**RAW RECORDS:**
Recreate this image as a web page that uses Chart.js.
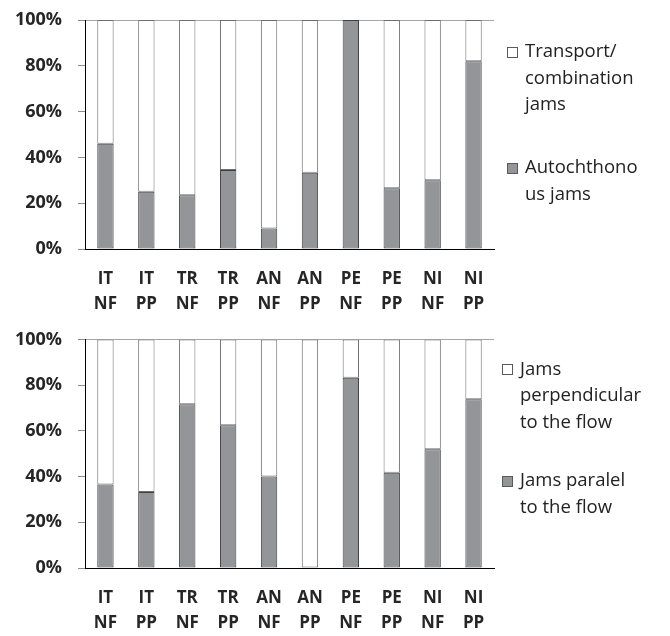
* * *
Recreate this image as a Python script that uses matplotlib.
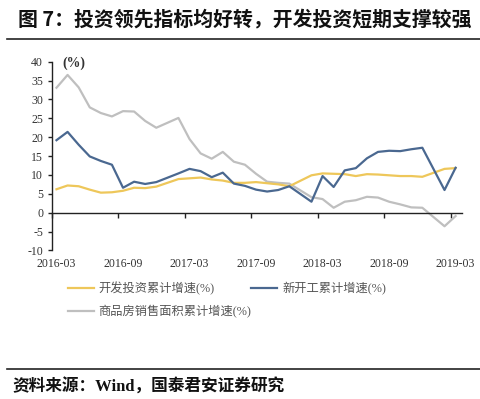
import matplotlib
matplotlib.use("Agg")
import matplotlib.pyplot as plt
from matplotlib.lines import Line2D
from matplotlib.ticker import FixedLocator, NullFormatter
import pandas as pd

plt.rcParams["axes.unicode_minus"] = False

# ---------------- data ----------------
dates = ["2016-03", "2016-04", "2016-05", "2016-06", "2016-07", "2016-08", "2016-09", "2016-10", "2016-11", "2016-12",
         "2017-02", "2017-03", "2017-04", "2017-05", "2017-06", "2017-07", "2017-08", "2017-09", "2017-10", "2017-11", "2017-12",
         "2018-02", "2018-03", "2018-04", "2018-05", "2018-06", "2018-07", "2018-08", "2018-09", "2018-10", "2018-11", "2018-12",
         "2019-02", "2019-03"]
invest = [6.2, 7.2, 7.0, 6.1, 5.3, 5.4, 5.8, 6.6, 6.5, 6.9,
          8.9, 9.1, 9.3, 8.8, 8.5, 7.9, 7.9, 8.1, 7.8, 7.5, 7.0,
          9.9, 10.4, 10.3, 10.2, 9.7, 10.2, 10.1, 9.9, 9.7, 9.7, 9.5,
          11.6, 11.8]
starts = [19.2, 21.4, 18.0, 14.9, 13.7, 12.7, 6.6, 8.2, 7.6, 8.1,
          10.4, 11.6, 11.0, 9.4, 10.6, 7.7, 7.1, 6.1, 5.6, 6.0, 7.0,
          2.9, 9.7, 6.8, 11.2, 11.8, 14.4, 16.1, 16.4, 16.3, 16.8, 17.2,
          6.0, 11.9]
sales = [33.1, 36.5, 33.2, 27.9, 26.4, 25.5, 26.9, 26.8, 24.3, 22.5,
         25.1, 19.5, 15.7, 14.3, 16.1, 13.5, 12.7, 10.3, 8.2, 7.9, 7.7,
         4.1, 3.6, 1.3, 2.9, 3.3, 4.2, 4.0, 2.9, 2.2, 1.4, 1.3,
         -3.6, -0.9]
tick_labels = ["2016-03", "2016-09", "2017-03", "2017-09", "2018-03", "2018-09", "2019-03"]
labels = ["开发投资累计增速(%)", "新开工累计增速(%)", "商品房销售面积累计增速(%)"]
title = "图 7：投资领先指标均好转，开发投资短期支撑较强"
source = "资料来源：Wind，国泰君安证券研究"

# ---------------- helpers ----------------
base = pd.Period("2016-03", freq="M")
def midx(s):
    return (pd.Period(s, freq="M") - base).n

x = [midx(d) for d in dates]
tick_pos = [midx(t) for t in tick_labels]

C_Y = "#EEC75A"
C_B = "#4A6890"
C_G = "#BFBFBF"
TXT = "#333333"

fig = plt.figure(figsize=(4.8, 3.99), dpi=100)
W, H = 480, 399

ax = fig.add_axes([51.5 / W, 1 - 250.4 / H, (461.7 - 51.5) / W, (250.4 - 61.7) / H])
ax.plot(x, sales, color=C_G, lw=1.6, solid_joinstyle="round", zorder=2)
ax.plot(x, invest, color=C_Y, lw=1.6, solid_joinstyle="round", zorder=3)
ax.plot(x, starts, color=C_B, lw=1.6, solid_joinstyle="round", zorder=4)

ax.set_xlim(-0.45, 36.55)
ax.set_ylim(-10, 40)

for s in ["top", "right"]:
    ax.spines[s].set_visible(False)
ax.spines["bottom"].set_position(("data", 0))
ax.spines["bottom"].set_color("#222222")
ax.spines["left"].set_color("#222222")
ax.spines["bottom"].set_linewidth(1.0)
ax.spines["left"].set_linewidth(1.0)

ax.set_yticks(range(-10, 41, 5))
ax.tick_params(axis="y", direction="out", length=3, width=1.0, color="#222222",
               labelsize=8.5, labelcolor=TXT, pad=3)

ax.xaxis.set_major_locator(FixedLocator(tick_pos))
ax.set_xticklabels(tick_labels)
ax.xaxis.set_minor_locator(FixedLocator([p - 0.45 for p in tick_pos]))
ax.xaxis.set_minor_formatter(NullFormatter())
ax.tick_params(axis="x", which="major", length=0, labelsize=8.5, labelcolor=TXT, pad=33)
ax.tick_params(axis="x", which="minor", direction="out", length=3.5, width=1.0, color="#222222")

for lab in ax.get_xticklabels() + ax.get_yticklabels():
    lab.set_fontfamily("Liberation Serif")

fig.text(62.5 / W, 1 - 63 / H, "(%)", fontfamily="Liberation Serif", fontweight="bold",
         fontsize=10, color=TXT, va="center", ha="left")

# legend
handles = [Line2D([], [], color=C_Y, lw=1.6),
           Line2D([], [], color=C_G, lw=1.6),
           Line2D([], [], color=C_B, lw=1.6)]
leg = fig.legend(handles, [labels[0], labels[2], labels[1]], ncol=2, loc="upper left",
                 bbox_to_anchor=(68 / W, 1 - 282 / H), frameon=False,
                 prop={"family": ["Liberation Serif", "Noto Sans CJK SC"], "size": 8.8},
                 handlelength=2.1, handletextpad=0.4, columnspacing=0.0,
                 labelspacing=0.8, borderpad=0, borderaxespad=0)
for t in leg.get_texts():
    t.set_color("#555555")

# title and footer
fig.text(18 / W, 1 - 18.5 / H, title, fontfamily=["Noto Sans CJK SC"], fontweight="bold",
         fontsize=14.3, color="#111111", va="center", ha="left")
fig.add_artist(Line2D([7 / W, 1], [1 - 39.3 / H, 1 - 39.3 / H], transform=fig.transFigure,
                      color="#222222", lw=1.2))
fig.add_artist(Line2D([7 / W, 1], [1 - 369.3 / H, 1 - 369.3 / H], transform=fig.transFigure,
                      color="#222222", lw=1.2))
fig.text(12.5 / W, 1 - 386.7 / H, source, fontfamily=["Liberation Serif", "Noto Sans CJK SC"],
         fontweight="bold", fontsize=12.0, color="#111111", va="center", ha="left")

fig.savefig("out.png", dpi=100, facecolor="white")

**YOUR GOAL:**
Using the listing, collect all lines in which the string "that" is found.

**TASK ANSWER:**
Recreate this image as a web page that uses Chart.js.
Recreate this image as a Python script that uses matplotlib.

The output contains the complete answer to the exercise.